Die Versammlung habe sich insbesondere an der Frage aufgehalten, ob der Betriebsrat nur für den Standort Berlin oder für alle Standorte bundesweit gewählt werden sollte. Eingeladen waren alle, deren Arbeitsort Berlin ist, heißt es in dem Einladungsschreiben der Initiator*innen. Dennoch waren laut der Beschäftigten, die mit »nd« sprachen, auch Mitarbeiter*innen von anderen Standorten erschienen. Es sei kritisiert worden, dass nur die Mitarbeiter*innen des Berliner Standorts wahlberechtigt seien. In der Debatte habe ein leitender Angestellter erklärt, dass die DCI ein Gesamtzusammenhang sei und nicht unterteilt werden sollte, erzählt eine*r der Beschäftigten »nd«. Dem hätten die Initiator*innen und Mila Neunzig, eine Vertreterin der Gewerkschaft Verdi, entgegengehalten, dass man zunächst in Berlin und dann an weiteren Standorten eine Wahl anstrebe. Dieses schrittweise Vorgehen sei erfahrungsgemäß einfacher zu realisieren.
»nd« hat den leitenden Angestellten nach seiner Perspektive auf die Versammlung gefragt und danach, ob die Aussagen der Beschäftigten zutreffen. Eine gemeinsame Antwort mit der DCI kommt über eine Anwältin. Eine gezielte Störung durch eine Fraktion um den Angestellten weise man als Unterstellung zurück. Derlei »angebliche Schilderungen von Teilnehmenden« träfen nicht zu. Das anwaltliche Schreiben enthält dagegen erneut die Darstellung, die Gekündigten hätten ihrerseits durch massive Störungen die Absage der Versammlung durch die DHGS herbeigeführt. Unbeantwortet bleibt, auf welche Quellen sich die DCI beruft.
Das vorzeitige Ende
Im späten Verlauf der mehrstündigen Versammlung sei irgendwann klar gewesen, wer wahlberechtigt gewesen sei und wer nicht, beschreiben die beiden Beschäftigten gegenüber »nd« das Ende der Versammlung. Man hätte endlich zur Wahl der Versammlungsleitung – erst in der Folge wäre der Wahlvorstand bestimmt worden – übergehen können. Doch dann sei eine Mitarbeiterin der DHGS in die Versammlung gekommen und habe erklärt, dass sie gehört habe, »dass sich Leute gemobbt fühlten und weinend die Versammlung verlassen hätten«. Bereits einmal zuvor habe sie in die Versammlung gefragt, ob sich jemand gemobbt fühlte; sie habe Leute weinen sehen. »Niemand bejahte die Frage«, sagt eine*r der Mitarbeiter*innen. Nachdem die Mitarbeiterin der DHGS der Versammlung das Raumrecht entzogen hatte, habe es noch eine kurze Diskussion zwischen den Initiator*innen und der Gewerkschaftssekretärin Mila Neunzig gegeben, die erklärt habe, dass man gegen diese Entscheidung nichts unternehmen könne. Damit sei die Veranstaltung beendet gewesen.

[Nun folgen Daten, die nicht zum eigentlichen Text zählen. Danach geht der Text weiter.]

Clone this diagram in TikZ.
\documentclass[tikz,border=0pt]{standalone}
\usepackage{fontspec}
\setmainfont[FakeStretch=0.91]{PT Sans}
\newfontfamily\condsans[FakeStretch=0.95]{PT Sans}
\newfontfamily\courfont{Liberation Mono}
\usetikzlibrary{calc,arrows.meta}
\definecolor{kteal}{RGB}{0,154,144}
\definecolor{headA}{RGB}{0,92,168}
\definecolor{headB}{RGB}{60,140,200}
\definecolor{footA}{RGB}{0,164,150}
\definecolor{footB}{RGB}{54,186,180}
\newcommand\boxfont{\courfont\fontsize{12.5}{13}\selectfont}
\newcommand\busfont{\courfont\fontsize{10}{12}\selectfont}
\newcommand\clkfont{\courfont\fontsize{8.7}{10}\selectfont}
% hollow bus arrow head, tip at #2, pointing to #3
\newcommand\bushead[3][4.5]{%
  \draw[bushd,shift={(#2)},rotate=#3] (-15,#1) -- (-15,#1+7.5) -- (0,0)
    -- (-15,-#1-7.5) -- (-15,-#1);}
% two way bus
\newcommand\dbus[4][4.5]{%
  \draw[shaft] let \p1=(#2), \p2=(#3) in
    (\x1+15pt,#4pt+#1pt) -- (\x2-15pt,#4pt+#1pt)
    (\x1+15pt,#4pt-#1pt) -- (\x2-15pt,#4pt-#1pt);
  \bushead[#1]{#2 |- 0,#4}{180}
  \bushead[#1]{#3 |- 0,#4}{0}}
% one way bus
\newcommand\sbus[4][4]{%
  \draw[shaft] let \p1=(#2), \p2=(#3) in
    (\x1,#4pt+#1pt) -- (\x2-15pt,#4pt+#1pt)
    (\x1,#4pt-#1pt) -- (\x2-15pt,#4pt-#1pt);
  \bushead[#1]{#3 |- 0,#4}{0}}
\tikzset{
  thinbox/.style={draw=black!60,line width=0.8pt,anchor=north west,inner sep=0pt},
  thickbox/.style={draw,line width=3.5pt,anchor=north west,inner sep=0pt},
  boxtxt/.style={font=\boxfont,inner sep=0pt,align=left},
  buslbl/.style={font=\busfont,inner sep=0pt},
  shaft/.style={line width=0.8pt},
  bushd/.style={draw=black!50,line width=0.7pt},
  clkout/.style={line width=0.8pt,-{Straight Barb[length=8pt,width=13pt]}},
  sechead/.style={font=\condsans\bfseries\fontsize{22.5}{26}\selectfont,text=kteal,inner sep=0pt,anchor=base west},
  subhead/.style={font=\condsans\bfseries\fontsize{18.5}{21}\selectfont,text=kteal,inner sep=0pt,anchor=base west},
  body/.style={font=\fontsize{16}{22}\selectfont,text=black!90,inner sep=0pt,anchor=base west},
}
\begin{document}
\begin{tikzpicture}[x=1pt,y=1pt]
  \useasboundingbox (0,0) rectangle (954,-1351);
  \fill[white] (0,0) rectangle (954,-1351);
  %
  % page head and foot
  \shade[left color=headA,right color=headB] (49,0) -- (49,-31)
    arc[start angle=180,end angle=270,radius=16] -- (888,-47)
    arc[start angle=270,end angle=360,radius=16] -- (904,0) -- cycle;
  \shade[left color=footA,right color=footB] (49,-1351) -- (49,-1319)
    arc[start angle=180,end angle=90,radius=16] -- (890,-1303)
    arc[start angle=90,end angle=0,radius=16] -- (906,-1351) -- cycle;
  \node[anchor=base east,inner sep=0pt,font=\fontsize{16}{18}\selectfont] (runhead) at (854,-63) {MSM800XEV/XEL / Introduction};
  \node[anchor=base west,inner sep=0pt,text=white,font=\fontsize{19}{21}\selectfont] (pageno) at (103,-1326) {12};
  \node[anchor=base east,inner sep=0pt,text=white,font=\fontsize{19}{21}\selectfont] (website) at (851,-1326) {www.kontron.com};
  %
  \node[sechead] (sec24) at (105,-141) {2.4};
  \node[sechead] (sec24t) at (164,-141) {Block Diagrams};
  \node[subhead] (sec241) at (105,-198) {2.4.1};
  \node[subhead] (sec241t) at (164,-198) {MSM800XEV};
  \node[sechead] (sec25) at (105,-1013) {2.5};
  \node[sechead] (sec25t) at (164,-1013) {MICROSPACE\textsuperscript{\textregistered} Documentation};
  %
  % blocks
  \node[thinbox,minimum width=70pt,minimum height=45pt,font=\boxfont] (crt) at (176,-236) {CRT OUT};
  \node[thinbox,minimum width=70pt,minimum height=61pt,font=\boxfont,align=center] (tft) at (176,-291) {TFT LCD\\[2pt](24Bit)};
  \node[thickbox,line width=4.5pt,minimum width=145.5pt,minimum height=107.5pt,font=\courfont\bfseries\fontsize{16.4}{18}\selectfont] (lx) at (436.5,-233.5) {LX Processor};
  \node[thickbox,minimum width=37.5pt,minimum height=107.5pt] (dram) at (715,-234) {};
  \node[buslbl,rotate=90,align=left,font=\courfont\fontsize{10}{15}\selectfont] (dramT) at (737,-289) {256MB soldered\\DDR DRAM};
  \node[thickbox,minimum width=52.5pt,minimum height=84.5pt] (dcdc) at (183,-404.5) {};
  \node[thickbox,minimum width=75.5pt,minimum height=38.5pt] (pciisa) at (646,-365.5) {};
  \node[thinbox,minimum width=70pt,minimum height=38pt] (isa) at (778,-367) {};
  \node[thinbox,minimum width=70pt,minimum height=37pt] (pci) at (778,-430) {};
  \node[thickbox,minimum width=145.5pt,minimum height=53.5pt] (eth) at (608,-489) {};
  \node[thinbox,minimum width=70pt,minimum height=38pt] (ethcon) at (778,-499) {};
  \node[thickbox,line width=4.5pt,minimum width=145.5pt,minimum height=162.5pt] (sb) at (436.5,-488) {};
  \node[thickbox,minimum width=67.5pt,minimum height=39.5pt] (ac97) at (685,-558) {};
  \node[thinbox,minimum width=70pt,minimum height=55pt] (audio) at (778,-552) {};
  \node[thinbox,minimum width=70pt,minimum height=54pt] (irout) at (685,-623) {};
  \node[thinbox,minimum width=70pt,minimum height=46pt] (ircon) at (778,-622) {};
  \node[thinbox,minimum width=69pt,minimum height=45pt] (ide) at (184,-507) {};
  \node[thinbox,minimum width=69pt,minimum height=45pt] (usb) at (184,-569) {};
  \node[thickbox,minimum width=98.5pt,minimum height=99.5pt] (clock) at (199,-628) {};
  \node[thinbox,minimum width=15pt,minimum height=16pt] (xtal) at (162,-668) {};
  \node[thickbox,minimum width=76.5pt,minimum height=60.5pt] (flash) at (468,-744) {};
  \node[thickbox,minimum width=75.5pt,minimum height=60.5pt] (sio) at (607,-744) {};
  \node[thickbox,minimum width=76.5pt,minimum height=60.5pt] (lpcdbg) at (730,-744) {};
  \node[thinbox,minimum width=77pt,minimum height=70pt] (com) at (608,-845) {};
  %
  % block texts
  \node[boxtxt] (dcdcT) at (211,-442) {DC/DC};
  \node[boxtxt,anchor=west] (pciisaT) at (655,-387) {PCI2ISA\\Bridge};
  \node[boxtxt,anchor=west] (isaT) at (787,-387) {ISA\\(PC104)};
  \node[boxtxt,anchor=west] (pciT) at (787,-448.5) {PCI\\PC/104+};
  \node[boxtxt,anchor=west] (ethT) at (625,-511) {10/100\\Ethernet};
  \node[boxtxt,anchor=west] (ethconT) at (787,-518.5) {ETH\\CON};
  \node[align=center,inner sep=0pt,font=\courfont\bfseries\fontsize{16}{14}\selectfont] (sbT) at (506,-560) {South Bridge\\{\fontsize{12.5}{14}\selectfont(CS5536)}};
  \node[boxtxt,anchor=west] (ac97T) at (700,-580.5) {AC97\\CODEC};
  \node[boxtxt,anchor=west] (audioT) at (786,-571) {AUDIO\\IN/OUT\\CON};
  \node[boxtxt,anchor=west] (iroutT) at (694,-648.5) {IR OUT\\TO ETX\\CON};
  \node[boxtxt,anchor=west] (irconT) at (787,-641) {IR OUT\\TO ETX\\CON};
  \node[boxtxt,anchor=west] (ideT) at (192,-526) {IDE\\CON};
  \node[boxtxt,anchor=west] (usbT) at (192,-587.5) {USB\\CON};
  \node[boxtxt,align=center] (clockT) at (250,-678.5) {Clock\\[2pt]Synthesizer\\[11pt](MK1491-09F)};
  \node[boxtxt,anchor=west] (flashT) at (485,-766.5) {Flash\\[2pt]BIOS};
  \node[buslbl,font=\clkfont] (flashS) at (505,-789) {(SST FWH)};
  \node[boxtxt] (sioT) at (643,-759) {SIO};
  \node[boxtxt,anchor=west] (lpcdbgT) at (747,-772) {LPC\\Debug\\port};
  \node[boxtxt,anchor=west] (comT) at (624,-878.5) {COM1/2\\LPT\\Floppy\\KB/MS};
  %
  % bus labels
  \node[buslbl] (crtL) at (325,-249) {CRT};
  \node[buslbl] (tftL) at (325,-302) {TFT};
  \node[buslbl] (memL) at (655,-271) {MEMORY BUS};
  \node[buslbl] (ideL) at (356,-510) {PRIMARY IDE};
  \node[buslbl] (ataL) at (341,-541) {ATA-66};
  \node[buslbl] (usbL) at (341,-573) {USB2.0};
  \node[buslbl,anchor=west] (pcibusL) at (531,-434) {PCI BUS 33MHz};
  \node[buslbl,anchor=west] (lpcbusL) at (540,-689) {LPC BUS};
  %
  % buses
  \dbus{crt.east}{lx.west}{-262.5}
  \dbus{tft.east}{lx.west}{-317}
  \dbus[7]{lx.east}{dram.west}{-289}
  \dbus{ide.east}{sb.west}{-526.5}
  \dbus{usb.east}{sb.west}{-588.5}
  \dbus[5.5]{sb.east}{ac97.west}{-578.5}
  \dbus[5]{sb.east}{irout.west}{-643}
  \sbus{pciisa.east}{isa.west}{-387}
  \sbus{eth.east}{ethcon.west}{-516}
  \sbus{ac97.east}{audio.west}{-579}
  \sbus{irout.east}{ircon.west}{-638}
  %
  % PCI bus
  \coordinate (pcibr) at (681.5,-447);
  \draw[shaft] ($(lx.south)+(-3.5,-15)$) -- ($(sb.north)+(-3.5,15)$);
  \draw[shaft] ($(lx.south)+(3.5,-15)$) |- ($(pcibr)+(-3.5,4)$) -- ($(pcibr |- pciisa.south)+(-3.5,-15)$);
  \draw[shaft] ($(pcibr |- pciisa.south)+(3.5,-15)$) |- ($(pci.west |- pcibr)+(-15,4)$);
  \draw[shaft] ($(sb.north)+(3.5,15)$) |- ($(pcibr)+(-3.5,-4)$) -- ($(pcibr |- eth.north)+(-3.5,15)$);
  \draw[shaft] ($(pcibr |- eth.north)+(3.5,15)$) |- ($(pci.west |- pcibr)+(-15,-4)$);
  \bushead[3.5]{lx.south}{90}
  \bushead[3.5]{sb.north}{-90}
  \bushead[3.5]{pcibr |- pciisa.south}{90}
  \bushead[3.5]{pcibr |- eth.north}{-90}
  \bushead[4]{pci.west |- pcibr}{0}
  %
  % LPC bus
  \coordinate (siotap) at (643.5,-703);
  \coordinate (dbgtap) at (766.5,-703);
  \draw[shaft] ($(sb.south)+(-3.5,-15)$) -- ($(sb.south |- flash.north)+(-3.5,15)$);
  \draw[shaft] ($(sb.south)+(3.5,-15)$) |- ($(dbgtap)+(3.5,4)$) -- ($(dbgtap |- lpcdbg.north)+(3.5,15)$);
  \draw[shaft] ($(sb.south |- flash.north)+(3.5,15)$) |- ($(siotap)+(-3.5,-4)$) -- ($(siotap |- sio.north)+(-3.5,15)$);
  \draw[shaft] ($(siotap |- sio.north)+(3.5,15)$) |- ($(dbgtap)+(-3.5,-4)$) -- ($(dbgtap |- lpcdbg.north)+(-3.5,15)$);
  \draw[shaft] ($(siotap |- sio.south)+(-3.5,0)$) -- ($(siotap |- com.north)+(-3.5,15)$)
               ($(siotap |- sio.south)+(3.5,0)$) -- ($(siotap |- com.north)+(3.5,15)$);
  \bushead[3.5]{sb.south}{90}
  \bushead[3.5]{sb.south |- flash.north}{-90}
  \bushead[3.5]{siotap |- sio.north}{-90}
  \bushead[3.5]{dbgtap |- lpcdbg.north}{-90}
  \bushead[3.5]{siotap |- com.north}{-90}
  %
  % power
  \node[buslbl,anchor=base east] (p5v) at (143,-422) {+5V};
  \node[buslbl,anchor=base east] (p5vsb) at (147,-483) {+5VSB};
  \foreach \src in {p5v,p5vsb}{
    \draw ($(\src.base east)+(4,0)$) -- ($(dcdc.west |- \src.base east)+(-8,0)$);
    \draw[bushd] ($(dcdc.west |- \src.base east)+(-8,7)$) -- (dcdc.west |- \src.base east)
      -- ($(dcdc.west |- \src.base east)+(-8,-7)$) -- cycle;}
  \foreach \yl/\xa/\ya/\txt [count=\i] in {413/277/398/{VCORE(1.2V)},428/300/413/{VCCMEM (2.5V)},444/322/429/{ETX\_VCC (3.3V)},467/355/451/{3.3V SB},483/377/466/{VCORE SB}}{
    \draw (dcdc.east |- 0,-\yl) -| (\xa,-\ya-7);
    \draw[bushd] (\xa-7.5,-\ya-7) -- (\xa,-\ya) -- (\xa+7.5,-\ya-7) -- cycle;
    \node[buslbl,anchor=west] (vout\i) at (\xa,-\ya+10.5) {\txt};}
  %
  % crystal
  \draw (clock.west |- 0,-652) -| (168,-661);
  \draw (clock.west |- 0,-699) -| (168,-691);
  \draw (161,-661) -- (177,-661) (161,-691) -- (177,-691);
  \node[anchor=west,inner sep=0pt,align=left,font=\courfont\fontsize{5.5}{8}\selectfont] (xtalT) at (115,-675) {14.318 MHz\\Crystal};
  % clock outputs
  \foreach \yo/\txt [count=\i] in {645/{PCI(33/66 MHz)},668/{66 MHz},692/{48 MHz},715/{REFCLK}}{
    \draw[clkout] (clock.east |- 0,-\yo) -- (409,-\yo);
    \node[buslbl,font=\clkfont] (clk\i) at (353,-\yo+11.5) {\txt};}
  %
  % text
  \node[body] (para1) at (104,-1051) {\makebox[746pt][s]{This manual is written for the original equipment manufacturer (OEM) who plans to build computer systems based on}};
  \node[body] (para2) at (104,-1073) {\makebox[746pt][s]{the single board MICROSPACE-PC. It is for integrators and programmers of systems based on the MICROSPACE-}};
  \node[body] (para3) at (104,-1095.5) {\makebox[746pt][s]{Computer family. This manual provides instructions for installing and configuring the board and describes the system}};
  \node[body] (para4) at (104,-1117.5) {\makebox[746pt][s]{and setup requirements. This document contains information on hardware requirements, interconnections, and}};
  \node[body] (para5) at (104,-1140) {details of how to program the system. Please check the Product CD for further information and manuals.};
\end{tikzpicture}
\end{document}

An diesem Mittwoch sollte das Berliner Arbeitsgericht eigentlich über die Rechtmäßigkeit einer der Kündigungen entscheiden. Allerdings wurde der Termin auf Antrag der DCI-Vertretung aufgehoben, wie das Gericht mitteilte. Nach ersten Güteverhandlungen, die keine Einigung zwischen den Parteien hervorgebracht hatten, hatte das Gericht der DCI nahegelegt, »vorzutragen, welche Umstände zum Ausspruch der außerordentlichen Kündigung führten und wann die zur Kündigung berechtigten Mitarbeiter der Beklagten hiervon Kenntnis erlangt haben«, heißt es in einem Schreiben des Gerichts an die Streitparteien. Die Äußerungen und Verhaltensweisen der gekündigten Person auf der Betriebsversammlung seien im Einzelnen zu schildern. Zwei Gütetermine gegen die DCI, die am Donnerstag stattfinden sollen, sind von der Absage bisher nicht betroffen, wie eine Gerichtssprecherin mitteilte.